Required work:
Write each line of the material exactly as given, from the top through the line that contains "var yTicks = [0, 5, 10, 15, 20, 25];", and omit all pictures.

•••

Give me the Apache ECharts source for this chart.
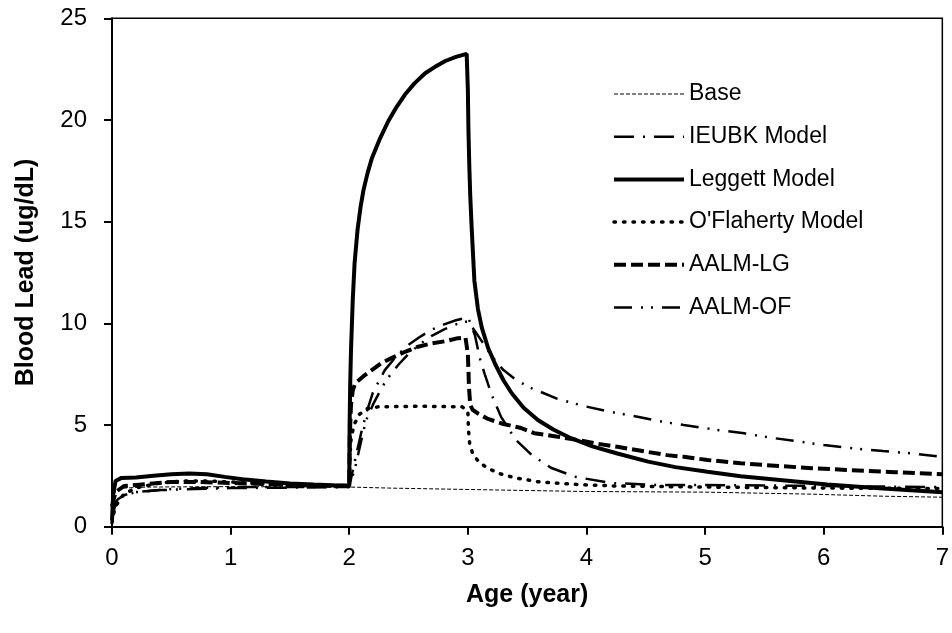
<!DOCTYPE html>
<html>
<head>
<meta charset="utf-8">
<script src="https://cdn.jsdelivr.net/npm/echarts@6/dist/echarts.min.js"></script>
<style>
html,body{margin:0;padding:0;background:#fff;}
#chart{width:952px;height:633px;}
</style>
</head>
<body>
<div id="chart"></div>
<script>
// ---- data: [age (year), blood lead (ug/dL)] ----
var seriesNames = ['Base', 'IEUBK Model', 'Leggett Model', "O'Flaherty Model", 'AALM-LG', 'AALM-OF'];
var xTicks = [0, 1, 2, 3, 4, 5, 6, 7];
var yTicks = [0, 5, 10, 15, 20, 25];

var baseData = [[0,1.3],[0.03,1.75],[0.1,1.9],[0.3,1.95],[1.0,1.97],[2.0,1.95],[2.33,1.9],[3.0,1.83],[4.0,1.73],[5.0,1.7],[5.9,1.6],[6.5,1.5],[7.0,1.45]];

var ieubkData = [[0,1.0],[0.05,1.35],[0.1,1.55],[0.2,1.7],[0.4,1.8],[0.7,1.85],[1.0,1.9],[1.5,1.92],[2.0,1.95],
  [2.05,3.3],[2.1,4.6],[2.15,5.7],[2.2,6.6],[2.3,7.7],[2.4,8.4],[2.5,8.95],[2.6,9.35],[2.7,9.7],[2.8,9.95],[2.9,10.15],[3.0,10.3],
  [3.03,9.9],[3.06,9.4],[3.1,8.3],[3.14,7.54],[3.2,6.5],[3.28,5.4],[3.4,4.3],[3.54,3.52],[3.7,2.9],[3.9,2.46],[4.2,2.15],[4.6,2.05],[5.0,2.05],[6.0,2.0],[7.0,1.95]];

var leggettData = [[0,0.3],[0.01,1.6],[0.03,2.25],[0.08,2.4],[0.2,2.42],[0.35,2.5],[0.5,2.58],[0.65,2.62],[0.8,2.58],[0.95,2.45],[1.1,2.33],[1.3,2.22],[1.5,2.13],[1.7,2.07],[1.9,2.03],[2.0,2.02],
  [2.003,5.0],[2.008,7.0],[2.015,8.7],[2.03,11.2],[2.045,12.95],[2.07,14.6],[2.095,15.7],[2.12,16.55],[2.155,17.4],[2.19,18.1],[2.26,19.1],[2.33,19.95],[2.4,20.65],[2.47,21.25],[2.55,21.8],[2.64,22.3],[2.72,22.6],[2.81,22.9],[2.9,23.1],[2.99,23.25],
  [3.0,21.5],[3.005,19.5],[3.012,17.8],[3.02,16.3],[3.033,14.6],[3.055,12.1],[3.085,10.7],[3.117,9.8],[3.17,8.8],[3.23,8.0],[3.3,7.2],[3.37,6.56],[3.47,5.85],[3.59,5.25],[3.72,4.78],[3.87,4.35],[4.05,3.95],[4.26,3.6],[4.52,3.2],[4.75,2.93],[5.02,2.7],[5.3,2.48],[5.63,2.3],[6.03,2.07],[6.47,1.89],[7.0,1.7]];

var oflahertyData = [[0,0.2],[0.02,0.8],[0.05,1.2],[0.1,1.6],[0.2,1.9],[0.4,2.15],[0.6,2.25],[0.8,2.25],[1.0,2.2],[1.3,2.1],[1.6,2.05],[2.0,2.0],
  [2.005,3.3],[2.015,4.3],[2.04,5.0],[2.08,5.5],[2.15,5.8],[2.25,5.9],[2.6,5.92],[2.95,5.9],[3.0,5.7],
  [3.005,4.8],[3.015,4.1],[3.04,3.6],[3.09,3.2],[3.16,2.9],[3.26,2.62],[3.4,2.4],[3.59,2.21],[3.8,2.12],[4.01,2.05],[4.26,2.0],[5.0,1.95],[6.0,1.9],[7.0,1.88]];

var aalmLgData = [[0,1.0],[0.03,1.7],[0.1,2.0],[0.3,2.1],[0.5,2.2],[0.7,2.2],[1.0,2.15],[1.3,2.1],[1.6,2.05],[2.0,2.0],
  [2.005,4.5],[2.015,6.0],[2.03,6.7],[2.05,7.05],[2.12,7.4],[2.19,7.7],[2.27,8.04],[2.36,8.3],[2.47,8.6],[2.58,8.85],[2.7,9.02],[2.81,9.12],[2.9,9.25],[2.98,9.3],
  [3.0,8.5],[3.01,6.8],[3.02,6.0],[3.04,5.75],[3.09,5.55],[3.17,5.3],[3.3,5.05],[3.45,4.85],[3.56,4.6],[3.73,4.45],[3.93,4.26],[4.07,4.1],[4.26,3.93],[4.49,3.7],[4.68,3.52],[4.82,3.44],[5.02,3.28],[5.3,3.12],[5.63,2.98],[5.9,2.88],[6.19,2.79],[6.6,2.68],[7.0,2.58]];

var aalmOfData = [[0,0.3],[0.02,0.9],[0.05,1.3],[0.1,1.55],[0.2,1.7],[0.5,1.85],[1.0,1.95],[1.5,1.95],[2.0,1.95],
  [2.05,2.9],[2.1,4.2],[2.14,5.2],[2.2,6.0],[2.28,6.9],[2.35,7.5],[2.42,8.0],[2.5,8.5],[2.6,9.0],[2.7,9.4],[2.8,9.7],[2.9,9.95],[3.0,10.1],
  [3.05,9.7],[3.12,9.1],[3.2,8.4],[3.3,7.7],[3.4,7.25],[3.51,6.88],[3.75,6.3],[3.98,5.93],[4.2,5.65],[4.43,5.41],[4.6,5.2],[4.82,5.0],[5.05,4.8],[5.33,4.59],[5.55,4.38],[5.8,4.18],[6.0,4.02],[6.25,3.85],[6.5,3.72],[6.75,3.6],[7.0,3.43]];

var FONT = "'Liberation Sans', Arial, Helvetica, sans-serif";

function mkSeries(name, data, lineStyle) {
  return {
    name: name, type: 'line', data: data, symbol: 'none', showSymbol: false,
    lineStyle: Object.assign({color: '#000'}, lineStyle),
    itemStyle: {color: '#000'},
    emphasis: {disabled: true},
    z: 3
  };
}

var chart = echarts.init(document.getElementById('chart'), null, {renderer: 'canvas'});
chart.setOption({
  animation: false,
  backgroundColor: '#fff',
  grid: {left: 112, right: 6, top: 18.3, bottom: 106.3, show: true, borderColor: '#000', borderWidth: 1.5, backgroundColor: 'transparent'},
  legend: {
    data: seriesNames,
    orient: 'vertical',
    left: 607, top: 77.5,
    itemWidth: 70, itemHeight: 22, itemGap: 19.7,
    itemStyle: {opacity: 0},
    lineStyle: {width: 'inherit'},
    textStyle: {fontFamily: FONT, fontSize: 23, color: '#000'},
    selectedMode: false
  },
  xAxis: {
    type: 'value', min: xTicks[0], max: xTicks[xTicks.length - 1], interval: 1,
    name: 'Age (year)', nameLocation: 'middle', nameGap: 56,
    nameTextStyle: {fontFamily: FONT, fontSize: 25, fontWeight: 'bold', color: '#000'},
    axisLine: {show: true, lineStyle: {color: '#000', width: 2}},
    axisTick: {show: true, inside: false, length: 8, lineStyle: {color: '#000', width: 2}},
    axisLabel: {fontFamily: FONT, fontSize: 24, color: '#000', margin: 20},
    splitLine: {show: false}
  },
  yAxis: {
    type: 'value', min: yTicks[0], max: yTicks[yTicks.length - 1], interval: 5,
    name: 'Blood Lead (ug/dL)', nameLocation: 'middle', nameGap: 73, nameRotate: 90,
    nameTextStyle: {fontFamily: FONT, fontSize: 25, fontWeight: 'bold', color: '#000'},
    axisLine: {show: true, lineStyle: {color: '#000', width: 2}},
    axisTick: {show: true, inside: false, length: 8, lineStyle: {color: '#000', width: 2}},
    axisLabel: {fontFamily: FONT, fontSize: 24, color: '#000', margin: 25},
    splitLine: {show: false}
  },
  series: [
    mkSeries(seriesNames[0], baseData, {width: 1, type: [4, 2]}),
    mkSeries(seriesNames[1], ieubkData, {width: 2.5, type: [20, 9, 2, 9]}),
    mkSeries(seriesNames[2], leggettData, {width: 4, type: 'solid'}),
    mkSeries(seriesNames[3], oflahertyData, {width: 3.5, type: [1.5, 8], cap: 'round'}),
    mkSeries(seriesNames[4], aalmLgData, {width: 4, type: [12, 5]}),
    mkSeries(seriesNames[5], aalmOfData, {width: 2.5, type: [18, 9, 2, 8, 2, 9]})
  ]
});
</script>
</body>
</html>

•••

Correct response:
Give me the Apache ECharts source for this chart.
<!DOCTYPE html>
<html>
<head>
<meta charset="utf-8">
<script src="https://cdn.jsdelivr.net/npm/echarts@6/dist/echarts.min.js"></script>
<style>
html,body{margin:0;padding:0;background:#fff;}
#chart{width:952px;height:633px;}
</style>
</head>
<body>
<div id="chart"></div>
<script>
// ---- data: [age (year), blood lead (ug/dL)] ----
var seriesNames = ['Base', 'IEUBK Model', 'Leggett Model', "O'Flaherty Model", 'AALM-LG', 'AALM-OF'];
var xTicks = [0, 1, 2, 3, 4, 5, 6, 7];
var yTicks = [0, 5, 10, 15, 20, 25];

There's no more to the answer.